Saturday, December 25, 2004


Matthew 2: 13-23

The birth of Jesus comes to us a festive retelling- with the excitement of angels singing, shepherds coming to visit, the incredible scene of Mary and Joseph not finding room in the inn and settling down in a stable for the delivery, animals around, a bright star, and then several months later- strange star gazers coming to bring gifts for child. What a way to start your life…

But my thoughts quickly turn to what was going on after the birth. When Jen had both Jonas and Abby I think of the number of family members we had waiting in anticipation in the waiting room for me to come out and say, “He’s here, or she’s here”. And then the excitement that came with that. In then since then, the support and nurture that has come with having family to surround and love Jonas and Abby. This has been a large part of our lives.

But for Mary and Joseph, what should have been a time to enjoy this new baby, God’s child of hope and promise, through a dream God came to them and tells them to leave their home, family, and sense of comfort and community and head to Egypt.

(When have you had to leave a place or a way of life for another?)

Now in the midst of Mary and Joseph taking Jesus and heading to Egypt, we hear about Herod.
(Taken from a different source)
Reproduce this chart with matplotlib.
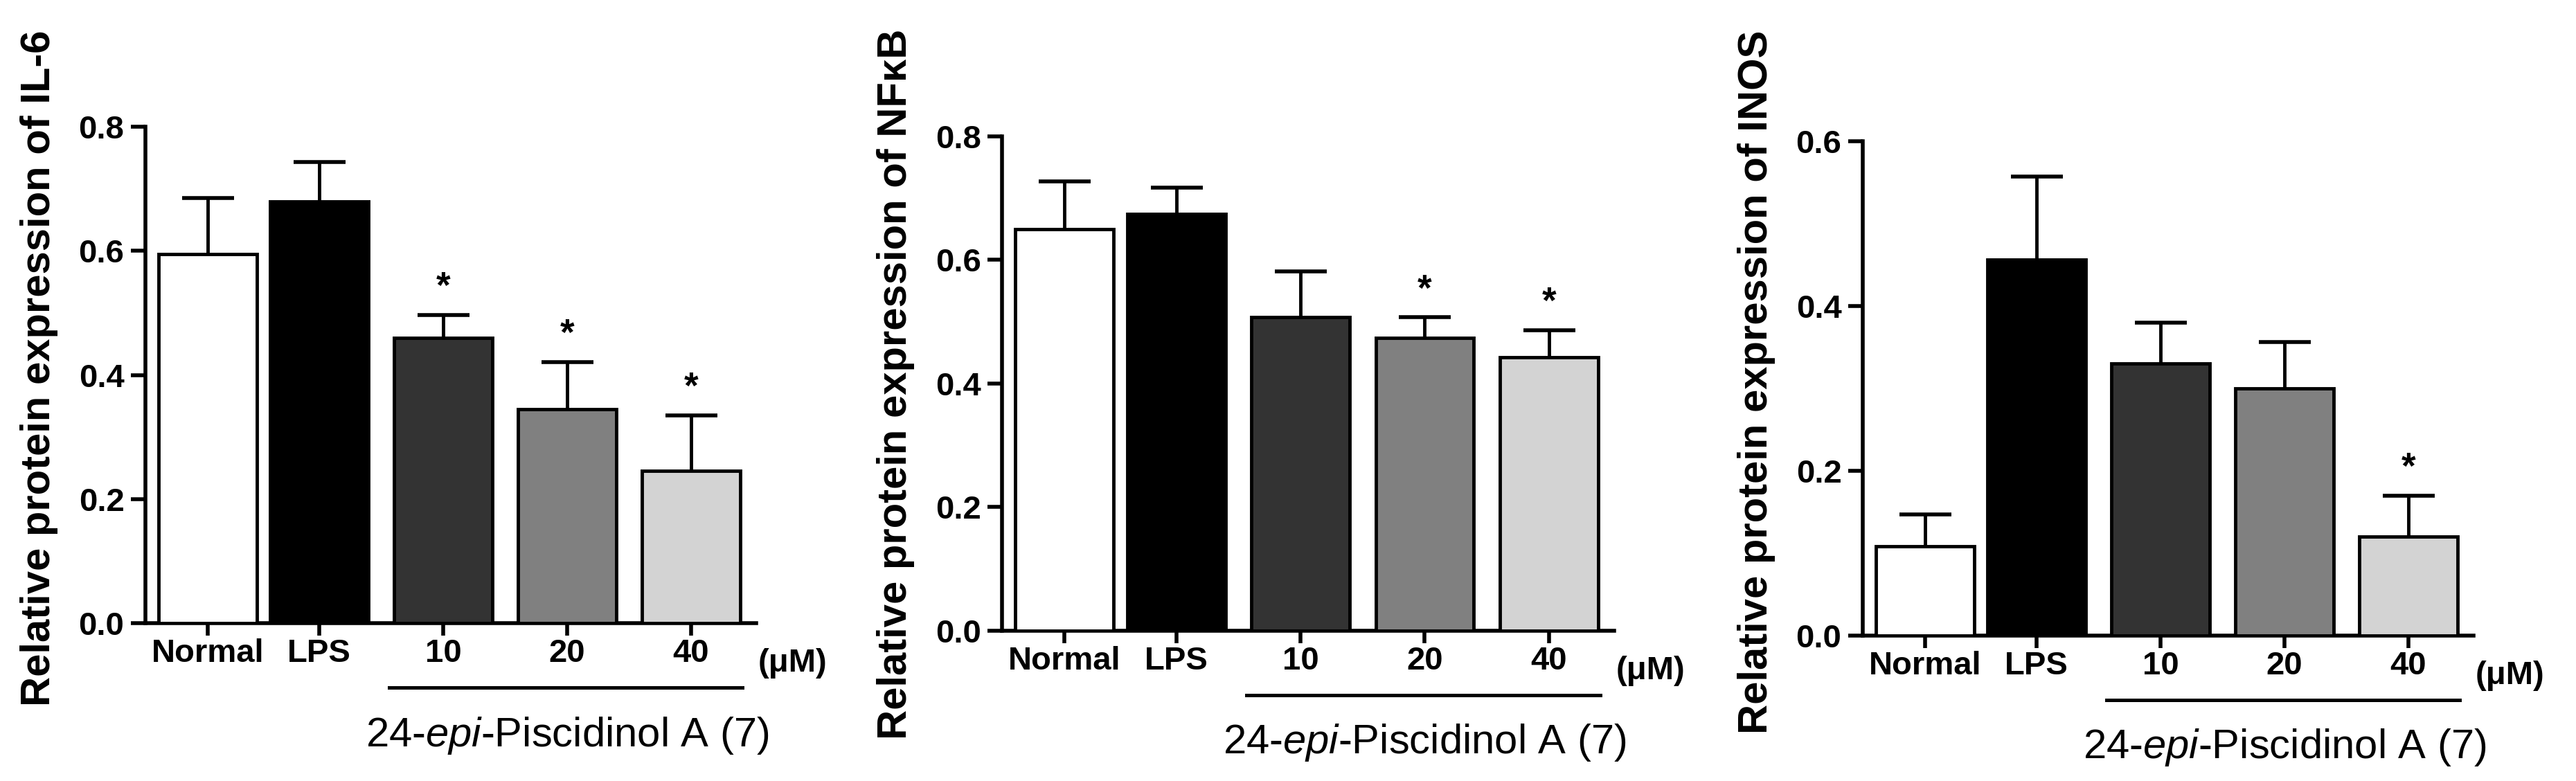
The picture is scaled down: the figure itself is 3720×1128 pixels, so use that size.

Rome has occupied Israel and appointed Herod, a Jew, as the king over this area of Palestine. Herod was known as ruling with an iron fist. He was the kind of leader who reacted ruthlessly and violently if he felt his power was in some way threatened. So when Herod hears from the wandering magi that they have come to worship a king- the king of the Jews, Herod becomes concerned, to say the least. So concerned that in a drastic action to make sure this child doesn’t continue to be a threat- he orders that all male children 2 years of age and younger be killed. It’s interesting how far leaders in the world will go to “KEEP THE PEACE”.

In Christian tradition this story has been known as the slaughter of the Holy Innocents. The children killed are called holy innocents because they represent the people of our world who have no voice, who have been marginalized and victimized.

(Who are the “holy innocents” in our world today? Who are the babies and children at our mercy in our public life – who suffer from the lack of clean air and water, medical care, good schools? Who are the holy innocents who suffer in war, who endure violence in their homes and neighborhoods, who have no voice in the life of our community? Do we recognize them and speak out on behalf of them, or simply read about them, and then turn the page, and move on with our lives?)

When I hear the story of Joseph having the dream where God tells him to take Mary and Jesus and head to Egypt, it connects them into the story of God calling God’s people into a certain way of life.

We recall Abraham hearing the voice of God come to him saying, “Abraham, I want you to leave your country and way of life and go to a place that I’m calling you to. If you go I will make you a parent to a nation of many people. So in a sense, God is calling Abraham to become a refugee and to uproot his family and go to a new place. With that new place comes a promise from God.

We recall Moses who lives in Egypt, whose people are being oppressed by the Pharaoh. God calls Moses to lead the people out of Egypt into a “promised land” where God will be their God and the Israelites will be God’s people. And so this people become refugees wandering to a new place.

God’s calling Joseph, Mary and Jesus to leave their home and head to Egypt is calling them to become refugees- uprooted from their family, community and way of life, but it also suggest two things
1. Jesus is living out of the same “way of life” as those who have gone before him.
2. Jesus’ leaving his homeland for Egypt, the place his ancestors where oppressed, enslaved, and brought out of is a symbolic act of reconciliation. Through Jesus, God is bringing people together, tearing down walls that separate us, bringing peace where there is division, and, through Jesus, embracing all people as The People of God.

(When have you experienced God’s presence when you didn’t expect to?)

I want you to consider the idea that God is calling us as God’s people to become a refugee people- a people that gives up places of power and are open to God’s leading and direction. Because it’s when we allow God to lead us that we are able to meet and become a blessing for those in our world who are the voiceless, the needy, and powerless.

Maybe God wants the church to look like a refugee camp- providing friendship, hospitality, basic necessities to those who have been uprooted and driven away from their home. Why, because our God is a God that entered the world as a baby who quickly became a refugee.

Last week I worked at the 61st Ave. UMC “Last Chance Toy Store”, where we gave out toys to low income families so they would have gifts for their children. In the course of 4 days, over 3000 children were served. On Tuesday I carried gifts to the car for a young Hispanic woman. I tried to talk to her, I know no Spanish. Very quickly it becomes apparent that she knew no English. But every time I asked her a question, she smiled and said, “Merry Christmas”. In fact, she probably said Merry Christmas at least 10 times to me with such joy. At this refugee camp- where people came to receive gifts of hope that their children would have a meaningful holiday- I met and angel who blessed me, and hopefully I was an angel to her as well.

May we be both refugees in this world and a refugee camp for the world. Amen.